DATA SHOWN:

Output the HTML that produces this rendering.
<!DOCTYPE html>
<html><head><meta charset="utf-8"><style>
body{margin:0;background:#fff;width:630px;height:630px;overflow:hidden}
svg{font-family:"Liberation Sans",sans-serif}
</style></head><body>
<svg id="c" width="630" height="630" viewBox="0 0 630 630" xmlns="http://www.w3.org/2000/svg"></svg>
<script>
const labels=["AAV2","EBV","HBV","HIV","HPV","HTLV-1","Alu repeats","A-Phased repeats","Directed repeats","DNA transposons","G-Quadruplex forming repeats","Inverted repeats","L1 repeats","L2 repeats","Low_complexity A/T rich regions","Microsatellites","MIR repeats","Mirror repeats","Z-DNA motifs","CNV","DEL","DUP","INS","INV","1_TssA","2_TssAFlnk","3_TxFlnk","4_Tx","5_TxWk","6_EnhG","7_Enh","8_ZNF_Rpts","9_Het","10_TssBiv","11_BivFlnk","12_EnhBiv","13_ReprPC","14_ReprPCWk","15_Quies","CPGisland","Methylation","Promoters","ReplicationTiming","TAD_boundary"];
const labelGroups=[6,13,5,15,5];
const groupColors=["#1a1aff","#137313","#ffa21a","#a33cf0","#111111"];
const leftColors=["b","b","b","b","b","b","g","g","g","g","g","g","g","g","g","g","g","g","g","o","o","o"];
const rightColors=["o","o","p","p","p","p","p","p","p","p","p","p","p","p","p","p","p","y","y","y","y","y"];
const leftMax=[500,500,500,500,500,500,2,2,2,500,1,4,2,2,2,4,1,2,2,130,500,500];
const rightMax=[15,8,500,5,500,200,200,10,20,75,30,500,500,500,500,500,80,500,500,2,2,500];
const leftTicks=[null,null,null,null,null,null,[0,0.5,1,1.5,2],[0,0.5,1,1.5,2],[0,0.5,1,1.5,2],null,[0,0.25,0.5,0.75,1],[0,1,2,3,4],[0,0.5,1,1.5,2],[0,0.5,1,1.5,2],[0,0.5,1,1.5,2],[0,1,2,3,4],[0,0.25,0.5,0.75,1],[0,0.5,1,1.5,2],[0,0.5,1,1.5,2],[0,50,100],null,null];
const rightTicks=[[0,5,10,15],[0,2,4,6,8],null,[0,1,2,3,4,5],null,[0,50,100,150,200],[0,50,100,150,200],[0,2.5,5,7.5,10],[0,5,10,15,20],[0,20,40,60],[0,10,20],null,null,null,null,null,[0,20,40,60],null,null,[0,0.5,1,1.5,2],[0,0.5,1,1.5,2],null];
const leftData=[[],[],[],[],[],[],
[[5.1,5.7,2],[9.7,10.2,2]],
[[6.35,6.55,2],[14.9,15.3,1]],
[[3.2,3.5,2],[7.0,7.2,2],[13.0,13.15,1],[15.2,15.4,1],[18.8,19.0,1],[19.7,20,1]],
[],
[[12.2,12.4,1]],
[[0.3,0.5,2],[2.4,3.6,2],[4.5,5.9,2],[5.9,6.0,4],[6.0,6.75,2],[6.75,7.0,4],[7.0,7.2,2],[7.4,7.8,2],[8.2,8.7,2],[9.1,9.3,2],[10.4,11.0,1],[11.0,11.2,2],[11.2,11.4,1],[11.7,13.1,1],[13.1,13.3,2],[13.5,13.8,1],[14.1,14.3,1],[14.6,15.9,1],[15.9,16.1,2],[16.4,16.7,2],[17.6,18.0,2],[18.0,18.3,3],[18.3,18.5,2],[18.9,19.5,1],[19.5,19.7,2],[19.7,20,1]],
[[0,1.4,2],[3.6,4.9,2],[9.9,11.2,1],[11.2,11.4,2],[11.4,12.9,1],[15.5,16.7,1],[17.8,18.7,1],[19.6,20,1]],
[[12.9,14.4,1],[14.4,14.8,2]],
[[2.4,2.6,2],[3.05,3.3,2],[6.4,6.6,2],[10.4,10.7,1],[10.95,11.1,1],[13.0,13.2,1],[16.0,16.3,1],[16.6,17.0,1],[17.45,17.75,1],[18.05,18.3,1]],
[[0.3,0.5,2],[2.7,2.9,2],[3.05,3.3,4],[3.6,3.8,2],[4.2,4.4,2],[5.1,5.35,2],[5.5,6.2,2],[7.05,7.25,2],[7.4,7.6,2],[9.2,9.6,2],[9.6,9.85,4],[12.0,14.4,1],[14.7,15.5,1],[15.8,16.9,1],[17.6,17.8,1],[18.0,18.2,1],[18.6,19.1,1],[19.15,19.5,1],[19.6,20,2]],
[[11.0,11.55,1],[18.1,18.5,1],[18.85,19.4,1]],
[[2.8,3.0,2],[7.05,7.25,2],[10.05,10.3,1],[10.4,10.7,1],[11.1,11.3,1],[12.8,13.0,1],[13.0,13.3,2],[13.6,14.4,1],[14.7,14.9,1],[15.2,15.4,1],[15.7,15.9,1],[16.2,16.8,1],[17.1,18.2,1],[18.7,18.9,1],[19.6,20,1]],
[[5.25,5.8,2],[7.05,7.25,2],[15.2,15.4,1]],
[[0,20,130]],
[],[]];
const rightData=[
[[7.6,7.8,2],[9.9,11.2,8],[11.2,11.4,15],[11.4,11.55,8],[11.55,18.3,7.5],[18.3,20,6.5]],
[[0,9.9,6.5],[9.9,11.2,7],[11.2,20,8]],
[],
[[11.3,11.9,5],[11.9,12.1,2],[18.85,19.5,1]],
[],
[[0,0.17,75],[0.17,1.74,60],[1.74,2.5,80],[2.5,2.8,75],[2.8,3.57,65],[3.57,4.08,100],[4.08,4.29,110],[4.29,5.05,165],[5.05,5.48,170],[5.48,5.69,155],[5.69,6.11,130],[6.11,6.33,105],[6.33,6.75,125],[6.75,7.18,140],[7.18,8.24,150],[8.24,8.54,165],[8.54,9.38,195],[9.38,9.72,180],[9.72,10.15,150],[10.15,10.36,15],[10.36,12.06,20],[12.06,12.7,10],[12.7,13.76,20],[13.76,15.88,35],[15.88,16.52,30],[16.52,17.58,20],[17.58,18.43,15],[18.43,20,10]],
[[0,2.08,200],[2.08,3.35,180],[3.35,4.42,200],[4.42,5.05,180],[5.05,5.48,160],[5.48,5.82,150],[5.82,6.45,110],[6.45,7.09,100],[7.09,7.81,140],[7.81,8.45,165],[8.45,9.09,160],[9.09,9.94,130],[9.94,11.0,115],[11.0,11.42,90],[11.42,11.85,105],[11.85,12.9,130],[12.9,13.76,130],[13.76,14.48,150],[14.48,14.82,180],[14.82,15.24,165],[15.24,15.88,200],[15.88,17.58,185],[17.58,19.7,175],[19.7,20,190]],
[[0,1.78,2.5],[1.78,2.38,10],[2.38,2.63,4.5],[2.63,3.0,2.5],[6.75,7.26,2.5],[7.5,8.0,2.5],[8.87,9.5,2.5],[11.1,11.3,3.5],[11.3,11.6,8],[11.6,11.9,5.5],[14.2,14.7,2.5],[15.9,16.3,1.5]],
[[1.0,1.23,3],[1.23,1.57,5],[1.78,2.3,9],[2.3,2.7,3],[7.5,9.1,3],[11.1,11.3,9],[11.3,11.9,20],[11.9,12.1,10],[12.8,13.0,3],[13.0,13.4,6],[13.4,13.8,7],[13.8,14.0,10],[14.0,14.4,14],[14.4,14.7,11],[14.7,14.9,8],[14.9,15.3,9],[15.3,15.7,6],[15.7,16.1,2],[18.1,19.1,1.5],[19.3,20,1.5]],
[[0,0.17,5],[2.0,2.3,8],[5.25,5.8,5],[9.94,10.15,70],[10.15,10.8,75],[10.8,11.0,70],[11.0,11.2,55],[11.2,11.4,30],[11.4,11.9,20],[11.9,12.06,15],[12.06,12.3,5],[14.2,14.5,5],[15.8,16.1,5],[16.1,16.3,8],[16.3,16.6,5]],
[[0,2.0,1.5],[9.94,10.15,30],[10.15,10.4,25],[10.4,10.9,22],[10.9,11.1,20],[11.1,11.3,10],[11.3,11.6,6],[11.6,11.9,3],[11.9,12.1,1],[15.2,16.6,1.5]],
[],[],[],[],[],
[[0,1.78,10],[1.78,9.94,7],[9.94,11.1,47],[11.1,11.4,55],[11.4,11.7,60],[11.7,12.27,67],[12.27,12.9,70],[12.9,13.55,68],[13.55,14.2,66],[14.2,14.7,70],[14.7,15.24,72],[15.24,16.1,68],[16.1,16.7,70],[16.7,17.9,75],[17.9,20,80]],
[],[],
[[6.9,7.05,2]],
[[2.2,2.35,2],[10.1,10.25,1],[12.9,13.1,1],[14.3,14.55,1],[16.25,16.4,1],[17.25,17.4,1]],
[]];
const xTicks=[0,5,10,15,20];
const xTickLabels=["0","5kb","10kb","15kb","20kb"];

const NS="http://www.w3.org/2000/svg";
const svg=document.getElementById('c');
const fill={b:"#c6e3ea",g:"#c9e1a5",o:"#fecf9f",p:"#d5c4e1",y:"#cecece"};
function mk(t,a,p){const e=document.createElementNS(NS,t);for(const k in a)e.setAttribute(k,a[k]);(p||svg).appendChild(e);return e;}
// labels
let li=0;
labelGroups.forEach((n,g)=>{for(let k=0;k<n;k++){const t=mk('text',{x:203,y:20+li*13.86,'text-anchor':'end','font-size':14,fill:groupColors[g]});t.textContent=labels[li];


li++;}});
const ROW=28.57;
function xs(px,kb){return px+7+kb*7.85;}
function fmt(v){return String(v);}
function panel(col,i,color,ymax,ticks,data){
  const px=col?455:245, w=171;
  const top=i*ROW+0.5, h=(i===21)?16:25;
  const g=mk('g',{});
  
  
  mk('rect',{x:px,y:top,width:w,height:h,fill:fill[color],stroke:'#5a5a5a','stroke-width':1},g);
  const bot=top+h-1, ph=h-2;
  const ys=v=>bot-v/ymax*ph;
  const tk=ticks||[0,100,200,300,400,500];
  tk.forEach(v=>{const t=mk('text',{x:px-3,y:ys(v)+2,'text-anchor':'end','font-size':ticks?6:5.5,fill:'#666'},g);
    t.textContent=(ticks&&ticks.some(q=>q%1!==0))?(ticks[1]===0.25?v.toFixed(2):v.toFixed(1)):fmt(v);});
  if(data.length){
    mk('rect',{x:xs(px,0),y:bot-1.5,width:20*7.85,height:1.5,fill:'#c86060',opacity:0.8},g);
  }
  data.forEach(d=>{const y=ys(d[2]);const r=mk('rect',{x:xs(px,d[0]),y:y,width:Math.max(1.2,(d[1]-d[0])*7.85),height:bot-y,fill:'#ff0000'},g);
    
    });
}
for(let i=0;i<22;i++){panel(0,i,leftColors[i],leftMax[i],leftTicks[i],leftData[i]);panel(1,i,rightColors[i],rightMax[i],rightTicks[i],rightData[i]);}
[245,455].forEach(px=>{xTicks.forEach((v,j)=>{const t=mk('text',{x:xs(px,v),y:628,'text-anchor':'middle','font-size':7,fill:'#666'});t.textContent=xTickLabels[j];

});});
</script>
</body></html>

--

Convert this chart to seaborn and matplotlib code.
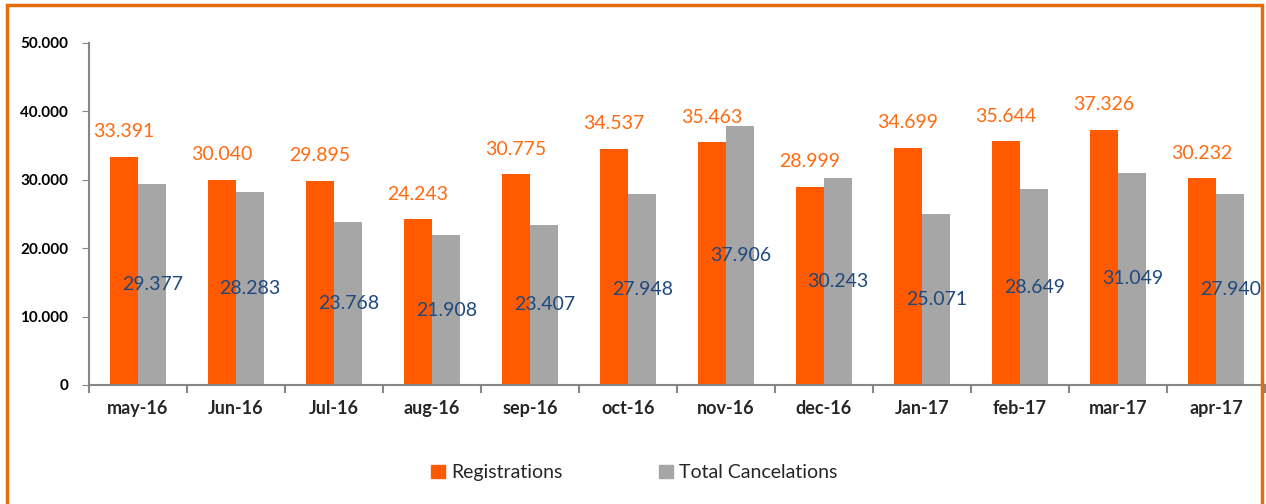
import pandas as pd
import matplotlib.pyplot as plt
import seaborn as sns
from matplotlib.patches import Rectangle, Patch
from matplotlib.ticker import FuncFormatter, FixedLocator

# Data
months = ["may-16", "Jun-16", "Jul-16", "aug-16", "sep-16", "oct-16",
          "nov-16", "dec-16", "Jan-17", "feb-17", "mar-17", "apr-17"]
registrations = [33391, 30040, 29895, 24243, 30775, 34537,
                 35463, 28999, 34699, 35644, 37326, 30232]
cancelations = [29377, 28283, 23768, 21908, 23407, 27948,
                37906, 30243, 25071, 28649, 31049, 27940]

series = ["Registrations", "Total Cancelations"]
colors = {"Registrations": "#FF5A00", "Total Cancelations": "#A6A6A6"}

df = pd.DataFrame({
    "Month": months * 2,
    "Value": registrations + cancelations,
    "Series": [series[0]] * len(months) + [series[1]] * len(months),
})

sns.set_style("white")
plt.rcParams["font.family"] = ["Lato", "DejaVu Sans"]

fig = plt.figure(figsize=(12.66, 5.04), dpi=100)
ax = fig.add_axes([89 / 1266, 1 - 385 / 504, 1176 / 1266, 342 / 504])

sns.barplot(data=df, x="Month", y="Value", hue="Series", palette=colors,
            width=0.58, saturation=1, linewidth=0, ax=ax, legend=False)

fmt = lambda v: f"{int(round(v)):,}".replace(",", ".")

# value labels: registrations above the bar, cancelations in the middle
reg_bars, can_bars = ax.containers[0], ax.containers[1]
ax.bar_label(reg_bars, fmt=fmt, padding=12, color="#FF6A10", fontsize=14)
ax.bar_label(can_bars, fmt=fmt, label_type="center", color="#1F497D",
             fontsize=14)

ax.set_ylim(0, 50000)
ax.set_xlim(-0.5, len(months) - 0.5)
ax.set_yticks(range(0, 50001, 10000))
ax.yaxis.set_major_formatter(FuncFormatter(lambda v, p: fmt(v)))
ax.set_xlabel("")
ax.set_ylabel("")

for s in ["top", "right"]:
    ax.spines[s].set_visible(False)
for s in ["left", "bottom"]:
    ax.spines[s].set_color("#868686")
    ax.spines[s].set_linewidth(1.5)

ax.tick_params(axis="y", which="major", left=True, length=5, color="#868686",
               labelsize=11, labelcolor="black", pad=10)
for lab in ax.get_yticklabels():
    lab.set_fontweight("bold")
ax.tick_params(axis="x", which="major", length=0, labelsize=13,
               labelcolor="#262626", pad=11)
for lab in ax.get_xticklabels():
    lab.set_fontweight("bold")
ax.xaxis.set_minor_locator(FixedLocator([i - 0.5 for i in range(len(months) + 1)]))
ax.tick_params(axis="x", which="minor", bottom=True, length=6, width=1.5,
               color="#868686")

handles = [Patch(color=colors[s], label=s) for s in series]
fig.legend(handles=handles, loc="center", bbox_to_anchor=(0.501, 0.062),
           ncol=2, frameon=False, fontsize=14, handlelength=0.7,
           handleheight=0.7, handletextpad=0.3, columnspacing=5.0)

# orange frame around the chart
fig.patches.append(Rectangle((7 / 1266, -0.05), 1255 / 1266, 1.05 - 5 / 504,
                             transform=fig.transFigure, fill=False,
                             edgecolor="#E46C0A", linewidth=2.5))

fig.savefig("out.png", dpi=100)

* * *

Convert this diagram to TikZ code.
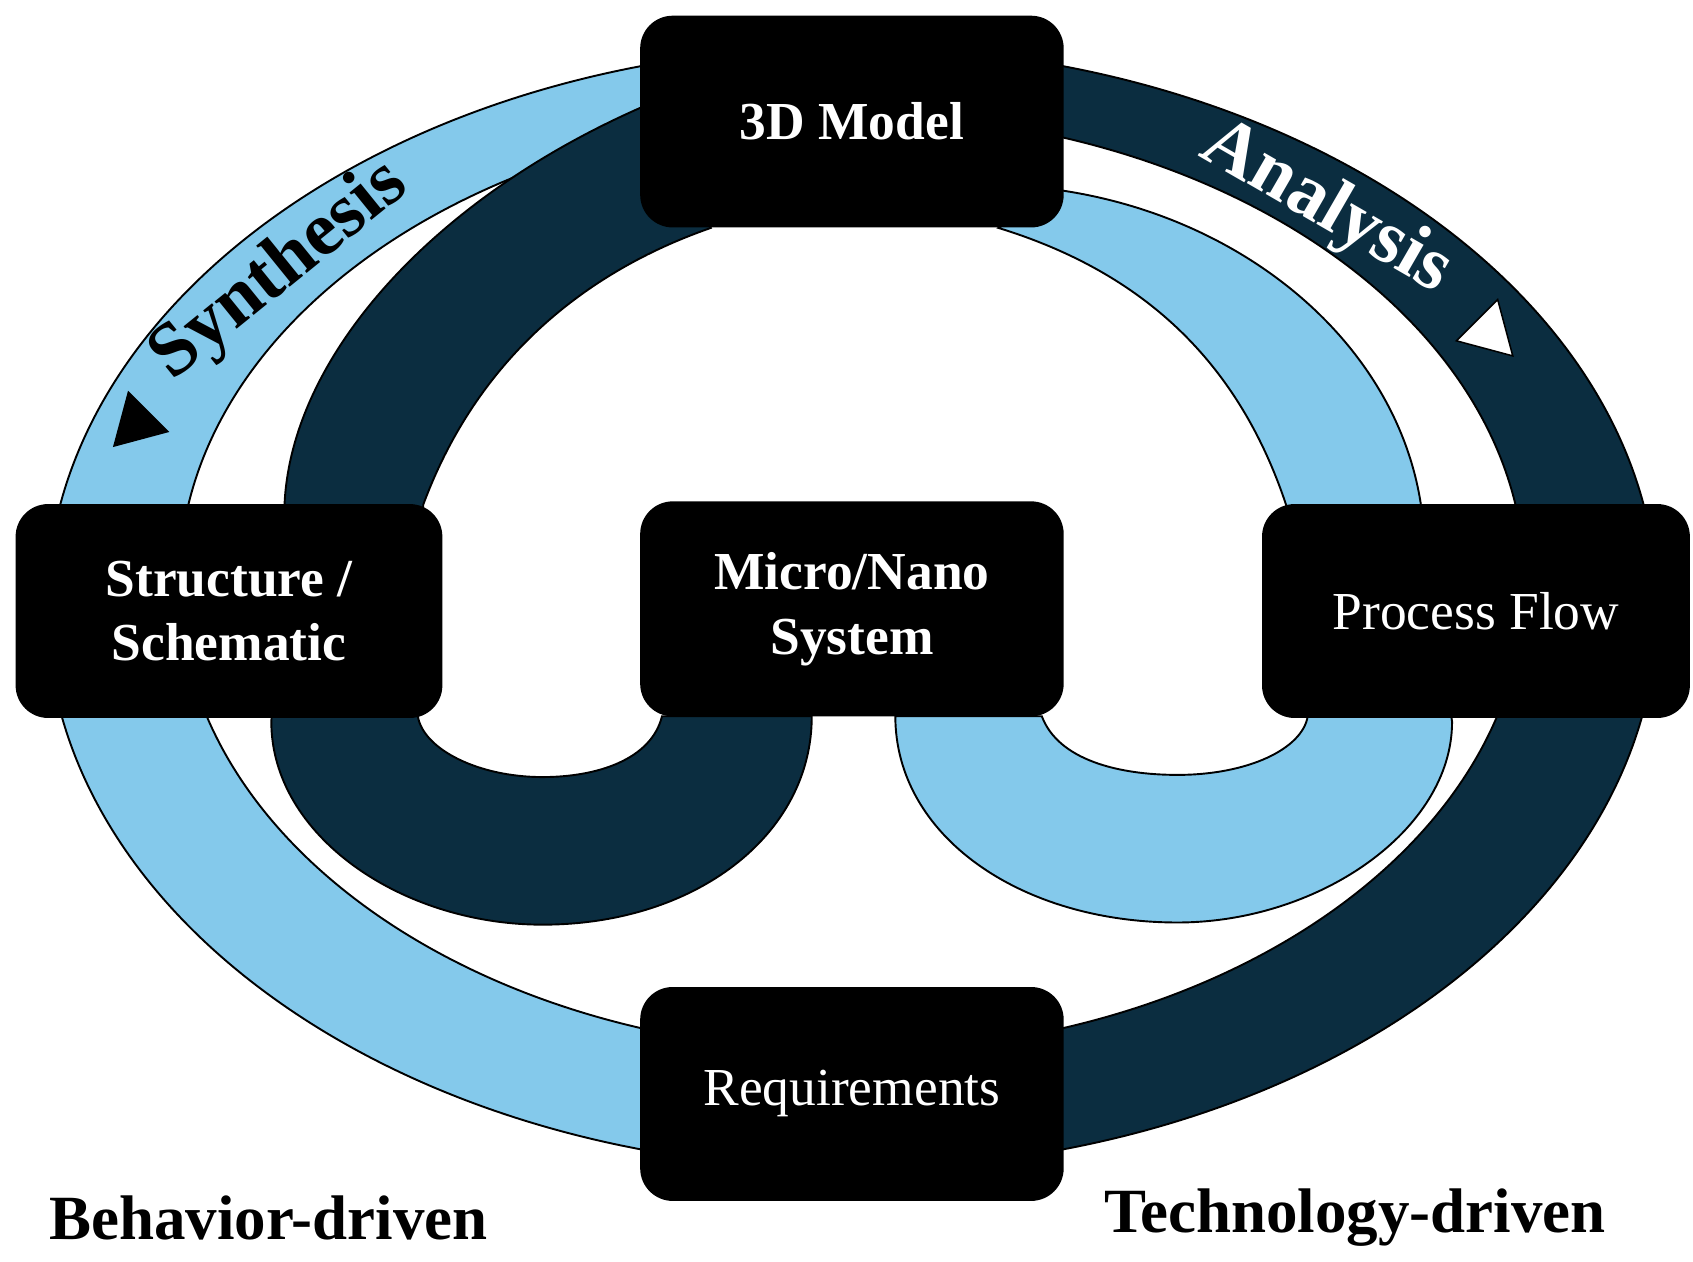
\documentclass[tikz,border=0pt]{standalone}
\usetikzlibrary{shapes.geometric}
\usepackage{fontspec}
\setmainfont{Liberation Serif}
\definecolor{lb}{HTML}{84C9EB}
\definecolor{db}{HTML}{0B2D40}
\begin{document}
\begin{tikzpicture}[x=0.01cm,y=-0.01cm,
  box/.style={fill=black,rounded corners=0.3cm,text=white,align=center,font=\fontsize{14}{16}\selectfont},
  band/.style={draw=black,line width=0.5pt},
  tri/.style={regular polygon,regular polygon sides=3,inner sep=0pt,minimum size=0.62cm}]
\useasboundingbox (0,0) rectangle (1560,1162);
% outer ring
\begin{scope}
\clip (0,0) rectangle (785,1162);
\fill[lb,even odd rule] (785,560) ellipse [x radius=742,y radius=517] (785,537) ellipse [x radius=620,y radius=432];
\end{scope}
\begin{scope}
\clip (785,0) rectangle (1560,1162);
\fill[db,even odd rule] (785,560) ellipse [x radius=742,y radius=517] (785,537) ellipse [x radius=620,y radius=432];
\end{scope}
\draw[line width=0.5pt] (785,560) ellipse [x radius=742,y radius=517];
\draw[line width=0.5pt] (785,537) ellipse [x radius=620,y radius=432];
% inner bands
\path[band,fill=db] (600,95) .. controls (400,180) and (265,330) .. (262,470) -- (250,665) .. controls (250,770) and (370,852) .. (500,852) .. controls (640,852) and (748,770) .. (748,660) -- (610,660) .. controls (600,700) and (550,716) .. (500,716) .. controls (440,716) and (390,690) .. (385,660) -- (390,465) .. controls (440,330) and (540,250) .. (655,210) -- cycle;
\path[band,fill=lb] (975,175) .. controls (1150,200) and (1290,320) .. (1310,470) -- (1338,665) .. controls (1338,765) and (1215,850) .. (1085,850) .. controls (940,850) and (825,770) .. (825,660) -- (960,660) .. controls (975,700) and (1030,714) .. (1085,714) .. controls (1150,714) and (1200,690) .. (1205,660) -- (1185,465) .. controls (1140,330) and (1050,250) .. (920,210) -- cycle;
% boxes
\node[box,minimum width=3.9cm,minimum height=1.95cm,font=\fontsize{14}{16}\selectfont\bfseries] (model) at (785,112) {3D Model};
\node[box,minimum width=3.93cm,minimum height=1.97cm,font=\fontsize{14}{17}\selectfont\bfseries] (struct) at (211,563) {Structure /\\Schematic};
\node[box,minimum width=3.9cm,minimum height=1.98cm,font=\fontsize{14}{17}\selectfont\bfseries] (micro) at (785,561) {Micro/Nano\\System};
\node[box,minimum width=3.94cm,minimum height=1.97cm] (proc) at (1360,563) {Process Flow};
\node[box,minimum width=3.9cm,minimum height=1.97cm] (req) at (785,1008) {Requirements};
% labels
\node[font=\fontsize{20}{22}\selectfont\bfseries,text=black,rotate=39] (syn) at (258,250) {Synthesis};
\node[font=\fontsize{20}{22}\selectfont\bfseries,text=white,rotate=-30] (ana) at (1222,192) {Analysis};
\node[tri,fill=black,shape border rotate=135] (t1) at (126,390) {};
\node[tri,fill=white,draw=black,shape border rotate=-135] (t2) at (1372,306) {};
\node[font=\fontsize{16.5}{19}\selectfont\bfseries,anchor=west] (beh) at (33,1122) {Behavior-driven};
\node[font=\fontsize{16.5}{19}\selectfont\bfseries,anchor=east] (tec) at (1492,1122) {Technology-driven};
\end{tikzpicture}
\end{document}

TASK INSTRUCTIONS: From the material above, reproduce only what runs from the line holding "Convert this chart" down to the line holding "from matplotlib.ticker import", both included, pictures excluded.

REPLY TO THE EXERCISE:
Convert this chart to seaborn and matplotlib code.
import pandas as pd
import matplotlib.pyplot as plt
import seaborn as sns
from matplotlib.patches import Rectangle, Patch
from matplotlib.ticker import FuncFormatter, FixedLocator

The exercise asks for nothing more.